◆ **YOUR GOAL**
Reproduce every entry below precisely. Pictures are excluded from the copy.

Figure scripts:
--- start ---
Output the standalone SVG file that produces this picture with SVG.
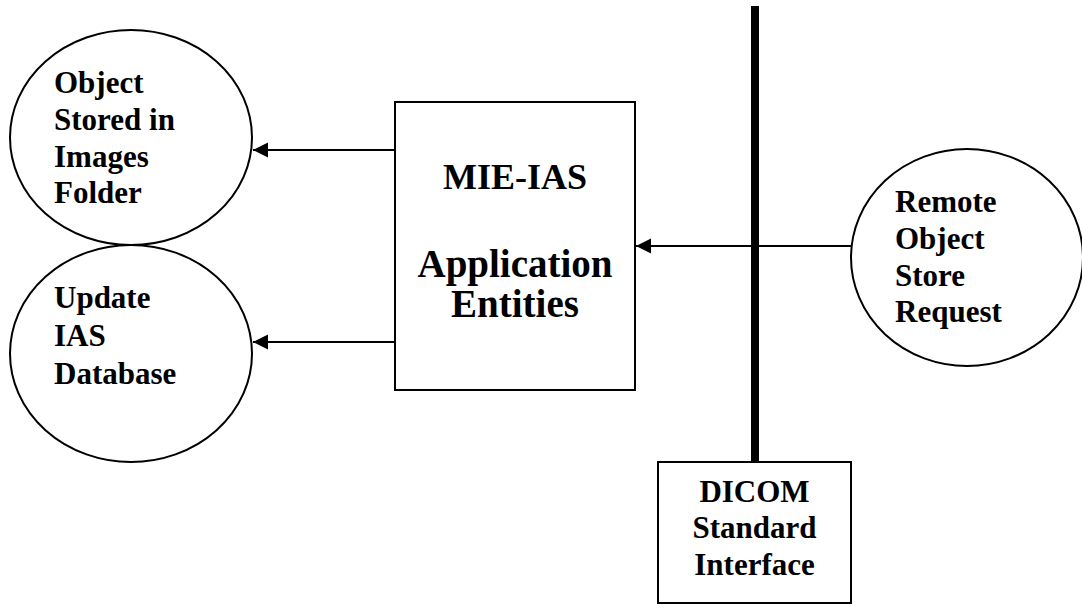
<svg xmlns="http://www.w3.org/2000/svg" width="1082" height="605" viewBox="0 0 1082 605">
  <style>
    .shape { fill: #ffffff; stroke: #000000; stroke-width: 2; }
    .lbl { font-family: "Liberation Serif", "Times New Roman", serif; font-weight: bold; font-size: 31px; fill: #000000; }
    .big { font-family: "Liberation Serif", "Times New Roman", serif; font-weight: bold; fill: #000000; text-anchor: middle; }
    .conn { stroke: #000000; stroke-width: 2; fill: none; }
  </style>
  <defs>
    <marker id="arrow" markerUnits="userSpaceOnUse" markerWidth="16" markerHeight="16" refX="15" refY="7.5" orient="auto">
      <path d="M0,0 L15,7.5 L0,15 Z" fill="#000000"/>
    </marker>
  </defs>
  <rect width="1082" height="605" fill="#ffffff"/>

  <g id="bus">
    <rect x="751" y="6" width="8" height="457" fill="#000000"/>
  </g>

  <g id="connectors">
    <line class="conn" x1="395" y1="150" x2="253" y2="150" marker-end="url(#arrow)"/>
    <line class="conn" x1="395" y1="342" x2="253" y2="342" marker-end="url(#arrow)"/>
    <line class="conn" x1="851" y1="246" x2="636" y2="246" marker-end="url(#arrow)"/>
  </g>

  <g id="node-images-folder">
    <ellipse class="shape" cx="131" cy="137.5" rx="121" ry="107.5"/>
    <text class="lbl" x="54" y="93">Object</text>
    <text class="lbl" x="54" y="130">Stored in</text>
    <text class="lbl" x="54" y="167">Images</text>
    <text class="lbl" x="54" y="203">Folder</text>
  </g>

  <g id="node-update-db">
    <ellipse class="shape" cx="131" cy="353.5" rx="121" ry="108.5"/>
    <text class="lbl" x="54" y="308">Update</text>
    <text class="lbl" x="54" y="346">IAS</text>
    <text class="lbl" x="54" y="384">Database</text>
  </g>

  <g id="node-mie-ias">
    <rect class="shape" x="395" y="102" width="240" height="288"/>
    <text class="big" x="515" y="189" font-size="36">MIE-IAS</text>
    <text class="big" x="515" y="277" font-size="39">Application</text>
    <text class="big" x="515" y="317" font-size="39">Entities</text>
  </g>

  <g id="node-remote-request">
    <ellipse class="shape" cx="967" cy="257.5" rx="116" ry="108.5"/>
    <text class="lbl" x="895" y="212">Remote</text>
    <text class="lbl" x="895" y="249">Object</text>
    <text class="lbl" x="895" y="286">Store</text>
    <text class="lbl" x="895" y="322">Request</text>
  </g>

  <g id="node-dicom">
    <rect class="shape" x="658" y="462" width="193" height="141"/>
    <text class="lbl" x="754.5" y="502" text-anchor="middle">DICOM</text>
    <text class="lbl" x="754.5" y="538" text-anchor="middle">Standard</text>
    <text class="lbl" x="754.5" y="575" text-anchor="middle">Interface</text>
  </g>
</svg>
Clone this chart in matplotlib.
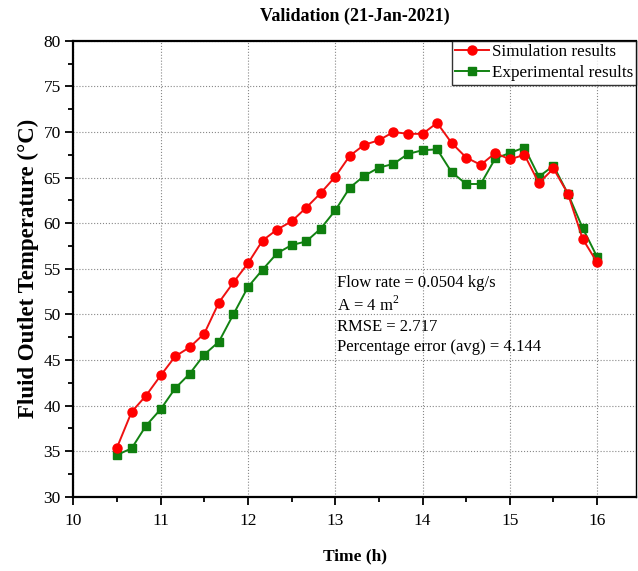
--- end ---
◆ **TASK OUTPUT**
Output the standalone SVG file that produces this picture with SVG.
<svg xmlns="http://www.w3.org/2000/svg" width="1082" height="605" viewBox="0 0 1082 605">
  <style>
    .shape { fill: #ffffff; stroke: #000000; stroke-width: 2; }
    .lbl { font-family: "Liberation Serif", "Times New Roman", serif; font-weight: bold; font-size: 31px; fill: #000000; }
    .big { font-family: "Liberation Serif", "Times New Roman", serif; font-weight: bold; fill: #000000; text-anchor: middle; }
    .conn { stroke: #000000; stroke-width: 2; fill: none; }
  </style>
  <defs>
    <marker id="arrow" markerUnits="userSpaceOnUse" markerWidth="16" markerHeight="16" refX="15" refY="7.5" orient="auto">
      <path d="M0,0 L15,7.5 L0,15 Z" fill="#000000"/>
    </marker>
  </defs>
  <rect width="1082" height="605" fill="#ffffff"/>

  <g id="bus">
    <rect x="751" y="6" width="8" height="457" fill="#000000"/>
  </g>

  <g id="connectors">
    <line class="conn" x1="395" y1="150" x2="253" y2="150" marker-end="url(#arrow)"/>
    <line class="conn" x1="395" y1="342" x2="253" y2="342" marker-end="url(#arrow)"/>
    <line class="conn" x1="851" y1="246" x2="636" y2="246" marker-end="url(#arrow)"/>
  </g>

  <g id="node-images-folder">
    <ellipse class="shape" cx="131" cy="137.5" rx="121" ry="107.5"/>
    <text class="lbl" x="54" y="93">Object</text>
    <text class="lbl" x="54" y="130">Stored in</text>
    <text class="lbl" x="54" y="167">Images</text>
    <text class="lbl" x="54" y="203">Folder</text>
  </g>

  <g id="node-update-db">
    <ellipse class="shape" cx="131" cy="353.5" rx="121" ry="108.5"/>
    <text class="lbl" x="54" y="308">Update</text>
    <text class="lbl" x="54" y="346">IAS</text>
    <text class="lbl" x="54" y="384">Database</text>
  </g>

  <g id="node-mie-ias">
    <rect class="shape" x="395" y="102" width="240" height="288"/>
    <text class="big" x="515" y="189" font-size="36">MIE-IAS</text>
    <text class="big" x="515" y="277" font-size="39">Application</text>
    <text class="big" x="515" y="317" font-size="39">Entities</text>
  </g>

  <g id="node-remote-request">
    <ellipse class="shape" cx="967" cy="257.5" rx="116" ry="108.5"/>
    <text class="lbl" x="895" y="212">Remote</text>
    <text class="lbl" x="895" y="249">Object</text>
    <text class="lbl" x="895" y="286">Store</text>
    <text class="lbl" x="895" y="322">Request</text>
  </g>

  <g id="node-dicom">
    <rect class="shape" x="658" y="462" width="193" height="141"/>
    <text class="lbl" x="754.5" y="502" text-anchor="middle">DICOM</text>
    <text class="lbl" x="754.5" y="538" text-anchor="middle">Standard</text>
    <text class="lbl" x="754.5" y="575" text-anchor="middle">Interface</text>
  </g>
</svg>
Clone this chart in matplotlib.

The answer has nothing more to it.